Ola’s ‘private’ valuation becoming palatable for public market investors, but can it hold?
Venture capital funds are often blamed for inflating the valuation of technology startups beyond their fundamentals. This, of course, is subjective and debatable.
The valuation of a startup that is disrupting a legacy business can indeed be high enough and yet justifiable given the possible rocket-like growth trajectory enabled by digitisation of consumption patterns.
Over the last six months, however, there has been a sharp correction in technology stocks globally. This is yet to percolate deep into large privately held technology companies.
But what does this mean for technology startups that have been eyeing the public markets?
If the performance of Indian tech ventures that went public over the last one year is taken, then the experience of Paytm, Nykaa, Policybazaar, Zomato and Freshdesk paints a rather grim picture for the others sitting on the fence.
To be sure, there is no dearth of companies who have been on the verge of floating public issues. Droom, Mobikwik and Oyo for instance had also filed documents with SEBI.
Some or all of these IPOs could be now pushed back given the sentiments around technology ventures.
That said, one of the more keenly awaited public market journeys in the startup world is the proposed IPO of mobility venture Ola. The cab-hailing company has not formally made a move to float an IPO but it can take some comfort from what public market investors think about its prospects.
An Ola investor, which had sawed its fair value estimate of the ride-hailing company’s valuation by more than half over a 15-month period starting from the onset of the Covid-19 pandemic only to see the rosier side of the business a year ago, has increased the value of the shares it holds in the company.
Ola, operated by ANI Technologies Pvt. Ltd, was one of the worst-hit technology startups in India as many companies switched to a work-from-home routine and physical distancing norms curbed demand for travel.
The company’s revenue plunged around 95% after India imposed a lockdown in late March 2020, co-founder and CEO Bhavish Aggarwal had said at the time. This even forced the company to cut costs and lay off staff.
This likely prompted a public fund managed by US-based investment firm Vanguard Group to slash Ola’s valuation from $6 billion to around $3.3 billion between December 31, 2019 and June 30, 2020. The fund again knocked down the value of its investment in the second half of 2020, to around $3 billion and then even further to $2.4 billion in early 2021.

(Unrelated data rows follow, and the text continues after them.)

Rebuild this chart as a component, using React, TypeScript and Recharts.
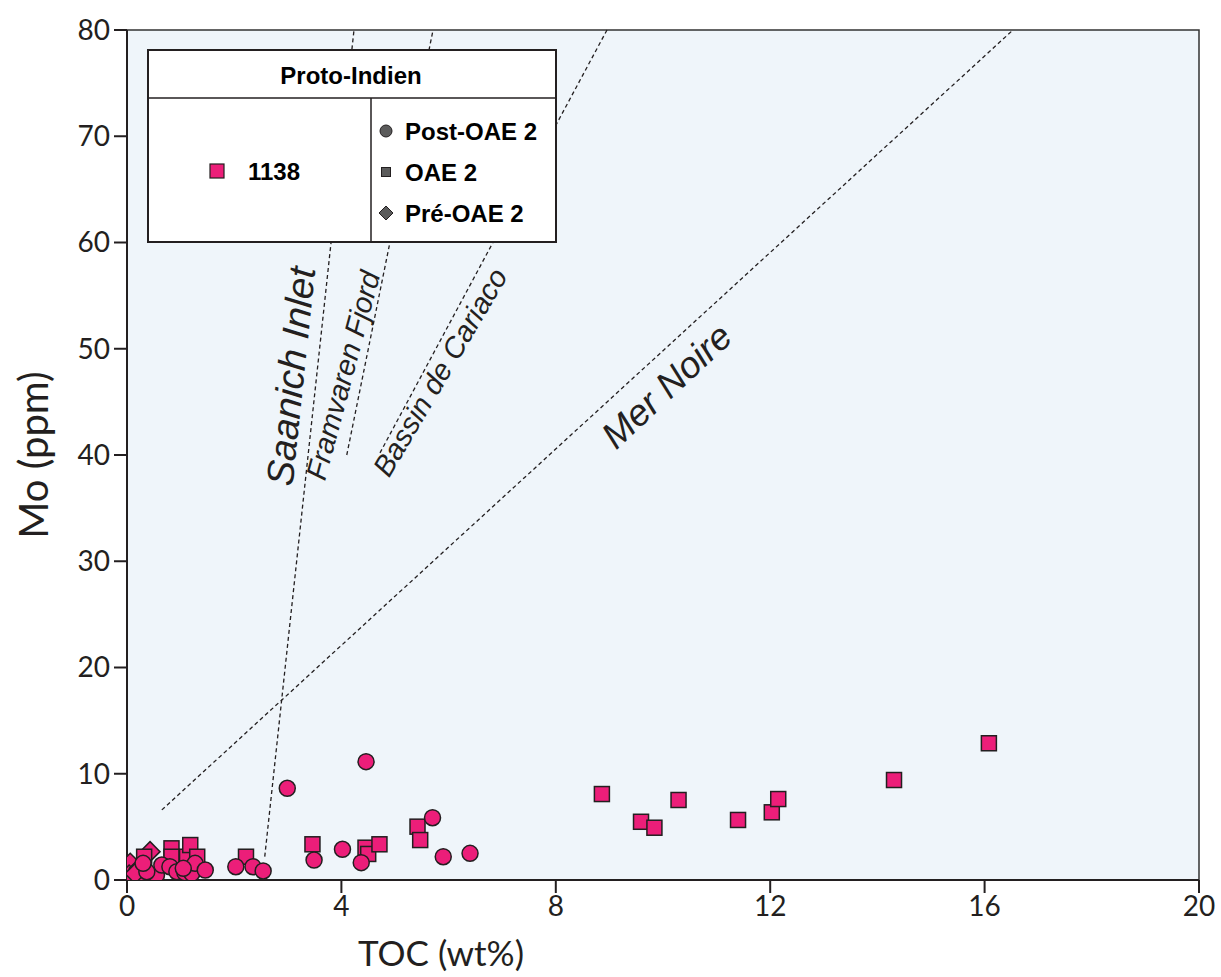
import React from "react";
import {
  ScatterChart,
  Scatter,
  XAxis,
  YAxis,
  ReferenceArea,
  ReferenceLine,
  ReferenceDot,
} from "recharts";

// Site 1138 (Proto-Indien) — TOC (wt%) vs Mo (ppm)
const xTicks = [0, 4, 8, 12, 16, 20];
const yTicks = [0, 10, 20, 30, 40, 50, 60, 70, 80];

// Post-OAE 2 (cercles)
const postToc = [0.55, 0.65, 0.8, 0.93, 1.08, 1.21, 1.27, 1.46, 0.37, 0.3, 1.05, 2.03, 2.35, 2.54, 2.99, 3.49, 4.02, 4.37, 4.46, 5.7, 5.9, 6.4];
const postMo = [0.47, 1.41, 1.25, 0.78, 0.69, 0.62, 1.57, 0.94, 0.78, 1.57, 1.1, 1.25, 1.25, 0.85, 8.63, 1.88, 2.89, 1.63, 11.14, 5.86, 2.19, 2.51];

// OAE 2 (carrés)
const oaeToc = [0.32, 0.83, 0.83, 1.12, 1.18, 1.31, 2.22, 3.46, 4.45, 4.5, 4.71, 5.42, 5.47, 8.86, 9.59, 9.84, 10.29, 11.4, 12.03, 12.15, 14.31, 16.08];
const oaeMo = [2.19, 2.98, 2.19, 2.19, 3.29, 2.19, 2.19, 3.36, 3.04, 2.45, 3.36, 5.02, 3.76, 8.09, 5.48, 4.92, 7.53, 5.65, 6.37, 7.62, 9.41, 12.87];

// Pré-OAE 2 (losanges)
const preToc = [0.06, 0.04, 0.23, 0.43, 0.27, 0.15];
const preMo = [1.57, 0.47, 1.1, 2.67, 0.19, 0.6];

// droites de référence [TOC, Mo] début / fin
const basinNames = ["Saanich Inlet", "Framvaren Fjord", "Bassin de Cariaco", "Mer Noire"];
const basinStart = [[2.57, 2.2], [4.1, 40], [4.72, 40.2], [0.65, 6.6]];
const basinEnd = [[4.235, 80], [5.71, 80], [8.955, 80], [16.53, 80]];

const PINK = "#ec1e79";
const INK = "#231f20";

const toPoints = (xs: number[], ys: number[]) => xs.map((toc, i) => ({ toc, mo: ys[i] }));

const CircleMark = (p: any) => (
  <circle cx={p.cx} cy={p.cy} r={8} fill={PINK} stroke={INK} strokeWidth={1.5} />
);
const SquareMark = (p: any) => (
  <rect x={p.cx - 7.5} y={p.cy - 7.5} width={15} height={15} fill={PINK} stroke={INK} strokeWidth={1.5} />
);
const DiamondMark = (p: any) => (
  <polygon
    points={`${p.cx},${p.cy - 10} ${p.cx + 10},${p.cy} ${p.cx},${p.cy + 10} ${p.cx - 10},${p.cy}`}
    fill={PINK}
    stroke={INK}
    strokeWidth={1.5}
  />
);

// label placement for each basin line: anchor (data coords), angle, font size
const labelAnchor = [
  { toc: 3.06, mo: 47.4, angle: -84, size: 38 },
  { toc: 4.03, mo: 47.5, angle: -75, size: 29 },
  { toc: 5.84, mo: 47.8, angle: -59.5, size: 29 },
  { toc: 10.07, mo: 46.5, angle: -43, size: 37 },
];

const rotatedLabel = (text: string, angle: number, size: number) => (p: any) => (
  <text
    x={p.cx}
    y={p.cy}
    textAnchor="middle"
    dominantBaseline="central"
    transform={`rotate(${angle} ${p.cx} ${p.cy})`}
    fontFamily="'Liberation Sans', Arial, sans-serif"
    fontStyle="italic"
    fontSize={size}
    fill={INK}
  >
    {text}
  </text>
);

const legendFont = "'Liberation Sans', Arial, sans-serif";

function Overlay() {
  return (
    <svg
      width={1221}
      height={977}
      style={{ position: "absolute", left: 0, top: 0, pointerEvents: "none" }}
    >
      {/* axis titles */}
      <text x={441} y={952} textAnchor="middle" dominantBaseline="central" fontFamily="Lato, sans-serif" fontSize={35} fill={INK}>
        TOC (wt%)
      </text>
      <text
        x={33}
        y={455}
        textAnchor="middle"
        dominantBaseline="central"
        transform="rotate(-90 33 455)"
        fontFamily="Lato, sans-serif"
        fontSize={40}
        fill={INK}
      >
        Mo (ppm)
      </text>

      {/* legend box */}
      <rect x={148} y={50} width={408} height={192} fill="#fff" stroke={INK} strokeWidth={2} />
      <line x1={148} y1={98} x2={556} y2={98} stroke={INK} strokeWidth={1.5} />
      <line x1={371} y1={98} x2={371} y2={242} stroke={INK} strokeWidth={1.5} />
      <text x={351} y={75} textAnchor="middle" dominantBaseline="central" fontFamily={legendFont} fontWeight="bold" fontSize={24} fill="#000">
        Proto-Indien
      </text>
      <rect x={210} y={164} width={14} height={14} fill={PINK} stroke={INK} strokeWidth={1.2} />
      <text x={248} y={171} dominantBaseline="central" fontFamily={legendFont} fontWeight="bold" fontSize={24} fill="#000">
        1138
      </text>
      <circle cx={386} cy={131} r={6} fill="#5b5b5b" stroke={INK} strokeWidth={1} />
      <text x={405} y={131} dominantBaseline="central" fontFamily={legendFont} fontWeight="bold" fontSize={24} fill="#000">
        Post-OAE 2
      </text>
      <rect x={381.5} y={167.5} width={9} height={9} fill="#5b5b5b" stroke={INK} strokeWidth={1} />
      <text x={405} y={172} dominantBaseline="central" fontFamily={legendFont} fontWeight="bold" fontSize={24} fill="#000">
        OAE 2
      </text>
      <polygon points="386,206 393,213 386,220 379,213" fill="#5b5b5b" stroke={INK} strokeWidth={1} />
      <text x={405} y={213} dominantBaseline="central" fontFamily={legendFont} fontWeight="bold" fontSize={24} fill="#000">
        Pré-OAE 2
      </text>
    </svg>
  );
}

export default function App() {
  const post = toPoints(postToc, postMo);
  const oae = toPoints(oaeToc, oaeMo);
  const pre = toPoints(preToc, preMo);

  return (
    <div style={{ position: "absolute", left: 0, top: 0, width: 1221, height: 977, background: "#fff" }}>
      <ScatterChart width={1221} height={977} margin={{ top: 30, right: 22, bottom: 0, left: 0 }}>
        <XAxis
          type="number"
          dataKey="toc"
          domain={[0, 20]}
          ticks={xTicks}
          allowDataOverflow
          height={97}
          tickSize={13}
          tickMargin={3}
          stroke={INK}
          strokeWidth={2}
          tick={{ fill: INK, fontSize: 28, fontFamily: "Lato, sans-serif" }}
        />
        <YAxis
          type="number"
          dataKey="mo"
          domain={[0, 80]}
          ticks={yTicks}
          allowDataOverflow
          width={127}
          tickSize={13}
          tickMargin={4}
          stroke={INK}
          strokeWidth={2}
          tick={{ fill: INK, fontSize: 28, fontFamily: "Lato, sans-serif" }}
        />
        <ReferenceArea
          x1={0}
          x2={20}
          y1={0}
          y2={80}
          fill="#eff5fa"
          fillOpacity={1}
          stroke="#333"
          strokeWidth={1.5}
        />
        {basinNames.map((name, i) => (
          <ReferenceLine
            key={name}
            segment={[
              { x: basinStart[i][0], y: basinStart[i][1] },
              { x: basinEnd[i][0], y: basinEnd[i][1] },
            ]}
            stroke={INK}
            strokeWidth={1.3}
            strokeDasharray="4 3"
          />
        ))}
        {basinNames.map((name, i) => (
          <ReferenceDot
            key={"lbl-" + name}
            x={labelAnchor[i].toc}
            y={labelAnchor[i].mo}
            r={0}
            shape={rotatedLabel(name, labelAnchor[i].angle, labelAnchor[i].size)}
          />
        ))}
        <Scatter name="Pré-OAE 2" data={pre} shape={DiamondMark} isAnimationActive={false} />
        <Scatter name="OAE 2" data={oae} shape={SquareMark} isAnimationActive={false} />
        <Scatter name="Post-OAE 2" data={post} shape={CircleMark} isAnimationActive={false} />
      </ScatterChart>
      <Overlay />
    </div>
  );
}
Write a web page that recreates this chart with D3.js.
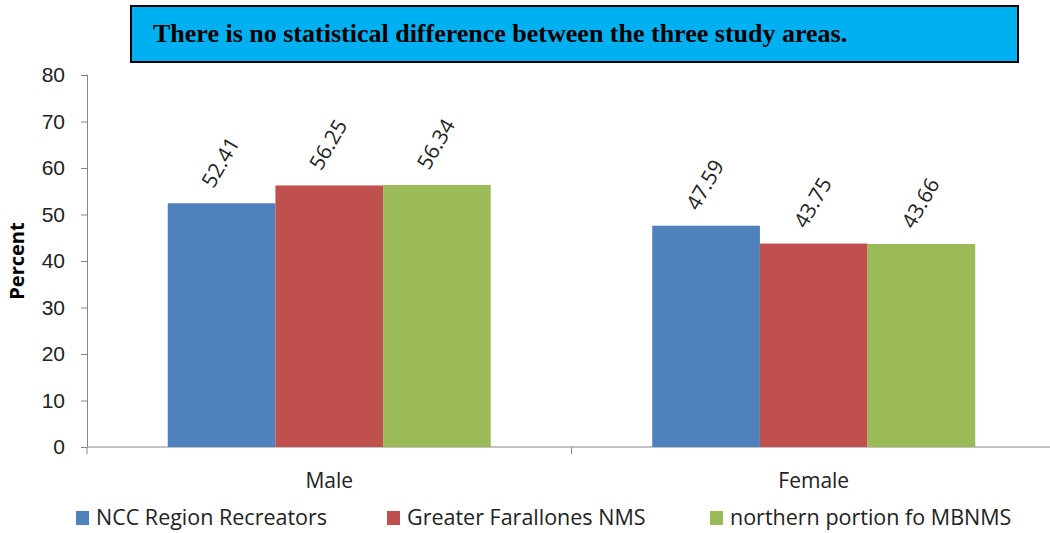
<!DOCTYPE html>
<html>
<head>
<meta charset="utf-8">
<script src="https://cdn.jsdelivr.net/npm/d3@7"></script>
<style>
  body { margin: 0; background: #fff; }
  svg { display: block; font-family: "Open Sans", sans-serif; }
</style>
</head>
<body>
<div id="chart"></div>
<script>
const categories = ['Male', 'Female']
const seriesNames = ['NCC Region Recreators', 'Greater Farallones NMS', 'northern portion fo MBNMS']
const seriesValues = [
    [52.41, 47.59],
    [56.25, 43.75],
    [56.34, 43.66]
]
const yTicks = [0, 10, 20, 30, 40, 50, 60, 70, 80]
const colors = ['#4F81BD', '#C0504D', '#9BBB59']
const note = 'There is no statistical difference between the three study areas.'

const width = 1050
const height = 533
const margin = { top: 75, right: -6, bottom: 86, left: 87 }

const svg = d3.select('#chart')
    .append('svg')
    .attr('width', width)
    .attr('height', height)

const x0 = d3.scaleBand()
    .domain(categories)
    .range([margin.left, width - margin.right])

const x1 = d3.scaleBand()
    .domain(d3.range(seriesNames.length))
    .range([0, x0.bandwidth()])
    .paddingOuter(0.75)

const y = d3.scaleLinear()
    .domain([0, 80])
    .range([height - margin.bottom, margin.top])

// y axis
const yAxis = svg.append('g')
    .attr('transform', `translate(${margin.left},0)`)
    .call(d3.axisLeft(y).tickValues(yTicks).tickSize(6).tickPadding(16))
yAxis.select('.domain').attr('stroke', '#868686').attr('d', `M-0.5,${y(80)}H0.5V${y(0)}`)
yAxis.selectAll('.tick line').attr('stroke', '#868686')
yAxis.selectAll('.tick text').attr('font-size', 21).attr('fill', '#222')

// x axis
const xAxis = svg.append('g')
    .attr('transform', `translate(0,${y(0)})`)
xAxis.append('line')
    .attr('x1', margin.left).attr('x2', width)
    .attr('stroke', '#868686')
xAxis.selectAll('.sep')
    .data(categories.map((c) => x0(c)))
    .enter()
    .append('line')
    .attr('x1', (d) => d).attr('x2', (d) => d)
    .attr('y1', 0).attr('y2', 7)
    .attr('stroke', '#868686')
xAxis.selectAll('.cat')
    .data(categories)
    .enter()
    .append('text')
    .attr('x', (d) => x0(d) + x0.bandwidth() / 2)
    .attr('y', 41)
    .attr('text-anchor', 'middle')
    .attr('font-size', 21)
    .attr('fill', '#222')
    .text((d) => d)

// bars
const groups = svg.selectAll('.grp')
    .data(categories)
    .enter()
    .append('g')
    .attr('transform', (d) => `translate(${x0(d)},0)`)

groups.selectAll('rect')
    .data((d, ci) => seriesValues.map((s, si) => ({ si, v: s[ci] })))
    .enter()
    .append('rect')
    .attr('x', (d) => x1(d.si))
    .attr('width', x1.bandwidth())
    .attr('y', (d) => y(d.v))
    .attr('height', (d) => y(0) - y(d.v))
    .attr('fill', (d) => colors[d.si])

groups.selectAll('.lbl')
    .data((d, ci) => seriesValues.map((s, si) => ({ si, v: s[ci] })))
    .enter()
    .append('text')
    .attr('transform', (d) => `translate(${x1(d.si) + x1.bandwidth() / 2 - 8},${y(d.v) - 14}) rotate(-60)`)
    .attr('font-size', 21)
    .attr('fill', '#222')
    .text((d) => d.v.toFixed(2))

// y label
svg.append('text')
    .attr('transform', `translate(24,${(y(0) + y(80)) / 2}) rotate(-90)`)
    .attr('text-anchor', 'middle')
    .attr('font-size', 20)
    .attr('font-weight', 'bold')
    .text('Percent')

// note box
svg.append('rect')
    .attr('x', 131).attr('y', 6)
    .attr('width', 887).attr('height', 56)
    .attr('fill', '#00B0F0')
    .attr('stroke', '#000')
    .attr('stroke-width', 2)
svg.append('text')
    .attr('x', 153).attr('y', 42)
    .attr('font-family', '"Liberation Serif", serif')
    .attr('font-weight', 'bold')
    .attr('font-size', 26)
    .text(note)

// legend
const legendX = [76, 387, 710]
const legend = svg.selectAll('.leg')
    .data(seriesNames)
    .enter()
    .append('g')
    .attr('transform', (d, i) => `translate(${legendX[i]},511)`)
legend.append('rect')
    .attr('width', 13).attr('height', 14)
    .attr('fill', (d, i) => colors[i])
legend.append('text')
    .attr('x', 20).attr('y', 14)
    .attr('font-size', 21.5)
    .attr('fill', '#222')
    .text((d) => d)
</script>
</body>
</html>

Ola’s global peer, Uber Technologies Inc, had also seen its share price halve due to the pandemic. But New York-listed Uber later more than recovered.
Uber’s share price had tripled from the lows of March 2020 by April 2021. The company, however, has lost all of the gains since then partly due to the global selloff of tech stocks. It is currently trading at half its pre-pandemic level.
The Vanguard fund increased its estimate of the share price for the period ended September 30, and then more than doubled it for the period ended December 31, 2021. Thereafter, it stayed put for the period ended March 31, 2022.
The latest mark-up means the public market investor believes Ola was valued a little over $6.3 billion as of March 31. For perspective, some reports had suggested Ola was looking at a valuation of as much as $8 billion in its proposed IPO this year.
A markup by a public investment fund of what it believes is the correct valuation spells some relief for Ola as the previous markdowns raised doubts of the company’s performance as and when it goes public. It would also be banking on its electric vehicle arm’s success to provide relief to investors eyeing an investment in the company. Ola Electric raised $200 million in January at $5 billion valuation.
Investors, however, make their own estimates according to different valuation models based on cash flows and other operating metrics. According to the Vanguard fund managers, their estimate of Ola’s share value is based on ‘significant unobservable inputs’.
India had begun opening up its economy after two months of hard lockdown in May 2020. Most restrictions on businesses have been lifted, barring a few advisories to prevent the virus from spreading. While the swift spread of the third wave early this year had led to additional curbs, authorities have since then relaxed them due to a sharp fall in cases, partly due to vaccination suppressing the severity of the cases.
But Covid cases are on the rise again. A funding squeeze for tech startups and stock market volatility make matters worse. It would be interesting to see how the Vanguard fund values Ola in coming months.